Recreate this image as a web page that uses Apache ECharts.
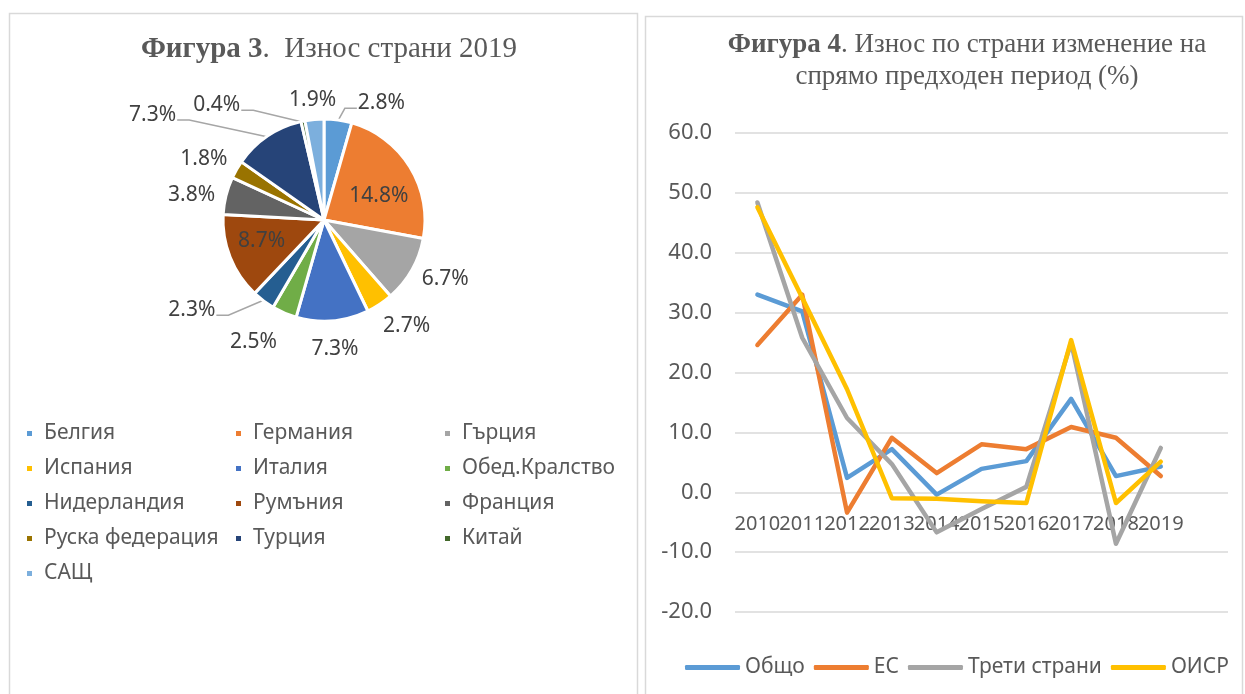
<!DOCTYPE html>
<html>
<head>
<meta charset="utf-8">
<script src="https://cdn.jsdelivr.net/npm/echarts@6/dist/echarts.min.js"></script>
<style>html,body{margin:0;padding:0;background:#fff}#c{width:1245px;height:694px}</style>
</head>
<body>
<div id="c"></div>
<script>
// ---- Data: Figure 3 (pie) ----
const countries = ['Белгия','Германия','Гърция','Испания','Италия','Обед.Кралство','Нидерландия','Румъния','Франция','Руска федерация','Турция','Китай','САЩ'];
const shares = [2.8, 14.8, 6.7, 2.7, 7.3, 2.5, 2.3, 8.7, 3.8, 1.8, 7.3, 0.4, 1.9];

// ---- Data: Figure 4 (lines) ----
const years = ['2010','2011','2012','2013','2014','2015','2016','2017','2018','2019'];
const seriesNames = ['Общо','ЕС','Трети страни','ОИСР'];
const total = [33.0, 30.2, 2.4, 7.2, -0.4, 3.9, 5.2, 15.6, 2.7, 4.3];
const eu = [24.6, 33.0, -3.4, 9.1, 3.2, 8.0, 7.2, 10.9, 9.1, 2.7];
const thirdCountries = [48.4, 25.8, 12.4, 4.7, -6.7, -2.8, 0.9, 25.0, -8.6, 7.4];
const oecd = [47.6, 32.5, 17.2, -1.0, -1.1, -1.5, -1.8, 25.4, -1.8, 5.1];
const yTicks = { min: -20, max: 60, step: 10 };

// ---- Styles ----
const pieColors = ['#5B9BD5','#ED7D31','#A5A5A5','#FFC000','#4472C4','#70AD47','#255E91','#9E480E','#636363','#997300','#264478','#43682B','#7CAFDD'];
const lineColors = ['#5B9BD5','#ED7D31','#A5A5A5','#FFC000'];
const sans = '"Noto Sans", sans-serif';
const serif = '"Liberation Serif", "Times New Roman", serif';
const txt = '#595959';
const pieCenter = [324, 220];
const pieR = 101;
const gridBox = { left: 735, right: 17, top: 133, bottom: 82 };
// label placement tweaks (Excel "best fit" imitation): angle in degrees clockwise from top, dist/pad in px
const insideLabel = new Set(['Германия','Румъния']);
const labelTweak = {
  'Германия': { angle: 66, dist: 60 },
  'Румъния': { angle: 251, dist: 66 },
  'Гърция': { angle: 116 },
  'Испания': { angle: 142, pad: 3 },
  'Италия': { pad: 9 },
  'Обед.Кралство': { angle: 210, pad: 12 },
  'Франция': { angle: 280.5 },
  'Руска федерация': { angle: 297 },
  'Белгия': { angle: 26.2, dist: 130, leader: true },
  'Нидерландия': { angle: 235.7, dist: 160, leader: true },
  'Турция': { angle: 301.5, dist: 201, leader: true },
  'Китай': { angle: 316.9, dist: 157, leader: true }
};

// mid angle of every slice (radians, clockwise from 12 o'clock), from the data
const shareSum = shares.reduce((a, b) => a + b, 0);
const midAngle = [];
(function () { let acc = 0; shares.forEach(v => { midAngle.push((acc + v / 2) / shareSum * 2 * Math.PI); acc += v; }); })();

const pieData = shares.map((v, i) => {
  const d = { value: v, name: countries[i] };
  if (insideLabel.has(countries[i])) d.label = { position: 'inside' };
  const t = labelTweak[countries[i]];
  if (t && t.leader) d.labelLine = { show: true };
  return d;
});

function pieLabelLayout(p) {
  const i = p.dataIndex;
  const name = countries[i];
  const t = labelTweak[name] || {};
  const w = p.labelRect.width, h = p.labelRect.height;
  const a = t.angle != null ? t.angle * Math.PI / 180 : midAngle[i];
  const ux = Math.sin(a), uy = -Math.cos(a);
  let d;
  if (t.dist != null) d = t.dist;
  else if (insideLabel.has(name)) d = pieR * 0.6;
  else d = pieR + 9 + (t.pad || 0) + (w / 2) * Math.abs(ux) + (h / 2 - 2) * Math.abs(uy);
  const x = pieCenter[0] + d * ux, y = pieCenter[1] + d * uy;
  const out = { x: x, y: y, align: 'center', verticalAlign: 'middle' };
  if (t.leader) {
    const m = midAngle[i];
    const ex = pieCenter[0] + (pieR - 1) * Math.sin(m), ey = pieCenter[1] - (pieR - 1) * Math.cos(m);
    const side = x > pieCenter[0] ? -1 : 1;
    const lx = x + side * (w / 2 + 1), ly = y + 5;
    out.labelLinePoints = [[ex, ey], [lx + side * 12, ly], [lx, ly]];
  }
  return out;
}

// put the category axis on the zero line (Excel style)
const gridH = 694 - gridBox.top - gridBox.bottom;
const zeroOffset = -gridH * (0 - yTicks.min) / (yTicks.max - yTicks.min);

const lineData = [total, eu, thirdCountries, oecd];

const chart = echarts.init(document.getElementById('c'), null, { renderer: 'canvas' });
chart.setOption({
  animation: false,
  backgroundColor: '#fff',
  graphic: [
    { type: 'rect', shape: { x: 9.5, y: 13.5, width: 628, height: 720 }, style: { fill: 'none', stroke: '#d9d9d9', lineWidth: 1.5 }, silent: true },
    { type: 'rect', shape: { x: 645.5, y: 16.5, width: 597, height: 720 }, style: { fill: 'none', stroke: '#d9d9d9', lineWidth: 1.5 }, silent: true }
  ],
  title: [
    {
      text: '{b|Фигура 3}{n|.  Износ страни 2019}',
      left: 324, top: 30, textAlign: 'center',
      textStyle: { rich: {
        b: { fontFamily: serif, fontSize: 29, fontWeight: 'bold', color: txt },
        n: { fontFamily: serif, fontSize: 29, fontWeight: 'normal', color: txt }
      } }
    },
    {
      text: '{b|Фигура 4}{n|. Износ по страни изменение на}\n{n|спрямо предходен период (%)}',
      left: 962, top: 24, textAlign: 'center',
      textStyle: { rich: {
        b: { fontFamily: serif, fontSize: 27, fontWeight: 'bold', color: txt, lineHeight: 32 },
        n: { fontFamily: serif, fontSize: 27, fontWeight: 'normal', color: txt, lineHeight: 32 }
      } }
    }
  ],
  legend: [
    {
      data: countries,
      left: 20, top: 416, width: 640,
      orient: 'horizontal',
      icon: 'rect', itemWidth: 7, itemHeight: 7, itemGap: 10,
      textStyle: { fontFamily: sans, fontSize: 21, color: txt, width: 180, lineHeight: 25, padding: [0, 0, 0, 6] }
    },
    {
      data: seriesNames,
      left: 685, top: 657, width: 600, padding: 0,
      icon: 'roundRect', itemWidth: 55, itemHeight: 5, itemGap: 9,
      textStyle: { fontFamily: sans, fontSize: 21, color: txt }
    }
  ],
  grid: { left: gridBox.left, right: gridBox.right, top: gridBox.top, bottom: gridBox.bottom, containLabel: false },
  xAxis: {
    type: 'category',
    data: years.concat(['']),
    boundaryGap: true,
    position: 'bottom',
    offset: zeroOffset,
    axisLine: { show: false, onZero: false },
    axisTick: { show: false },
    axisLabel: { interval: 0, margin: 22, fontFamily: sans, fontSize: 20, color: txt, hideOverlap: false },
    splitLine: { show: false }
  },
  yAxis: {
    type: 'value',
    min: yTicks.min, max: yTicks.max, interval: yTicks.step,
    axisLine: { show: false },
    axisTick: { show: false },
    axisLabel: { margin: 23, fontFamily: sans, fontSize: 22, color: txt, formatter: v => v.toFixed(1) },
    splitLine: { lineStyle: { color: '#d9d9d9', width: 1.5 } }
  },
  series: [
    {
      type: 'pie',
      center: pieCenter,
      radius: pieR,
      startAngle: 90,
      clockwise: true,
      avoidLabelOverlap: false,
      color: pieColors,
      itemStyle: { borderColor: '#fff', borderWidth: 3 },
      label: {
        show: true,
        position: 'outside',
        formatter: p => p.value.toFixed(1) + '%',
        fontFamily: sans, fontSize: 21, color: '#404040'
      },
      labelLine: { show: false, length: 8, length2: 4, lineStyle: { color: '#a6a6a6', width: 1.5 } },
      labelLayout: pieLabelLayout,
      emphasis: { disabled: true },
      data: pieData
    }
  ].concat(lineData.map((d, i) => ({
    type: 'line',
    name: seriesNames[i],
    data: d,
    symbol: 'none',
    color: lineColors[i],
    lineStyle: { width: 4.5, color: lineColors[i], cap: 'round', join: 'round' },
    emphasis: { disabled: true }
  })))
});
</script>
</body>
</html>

Task objective >>
Please reproduce the listing exactly from its opening line through the line that contains "60, step: 10", both included, with all pictures omitted.

Worked solution >>
Recreate this image as a web page that uses Apache ECharts.
<!DOCTYPE html>
<html>
<head>
<meta charset="utf-8">
<script src="https://cdn.jsdelivr.net/npm/echarts@6/dist/echarts.min.js"></script>
<style>html,body{margin:0;padding:0;background:#fff}#c{width:1245px;height:694px}</style>
</head>
<body>
<div id="c"></div>
<script>
// ---- Data: Figure 3 (pie) ----
const countries = ['Белгия','Германия','Гърция','Испания','Италия','Обед.Кралство','Нидерландия','Румъния','Франция','Руска федерация','Турция','Китай','САЩ'];
const shares = [2.8, 14.8, 6.7, 2.7, 7.3, 2.5, 2.3, 8.7, 3.8, 1.8, 7.3, 0.4, 1.9];

// ---- Data: Figure 4 (lines) ----
const years = ['2010','2011','2012','2013','2014','2015','2016','2017','2018','2019'];
const seriesNames = ['Общо','ЕС','Трети страни','ОИСР'];
const total = [33.0, 30.2, 2.4, 7.2, -0.4, 3.9, 5.2, 15.6, 2.7, 4.3];
const eu = [24.6, 33.0, -3.4, 9.1, 3.2, 8.0, 7.2, 10.9, 9.1, 2.7];
const thirdCountries = [48.4, 25.8, 12.4, 4.7, -6.7, -2.8, 0.9, 25.0, -8.6, 7.4];
const oecd = [47.6, 32.5, 17.2, -1.0, -1.1, -1.5, -1.8, 25.4, -1.8, 5.1];
const yTicks = { min: -20, max: 60, step: 10 };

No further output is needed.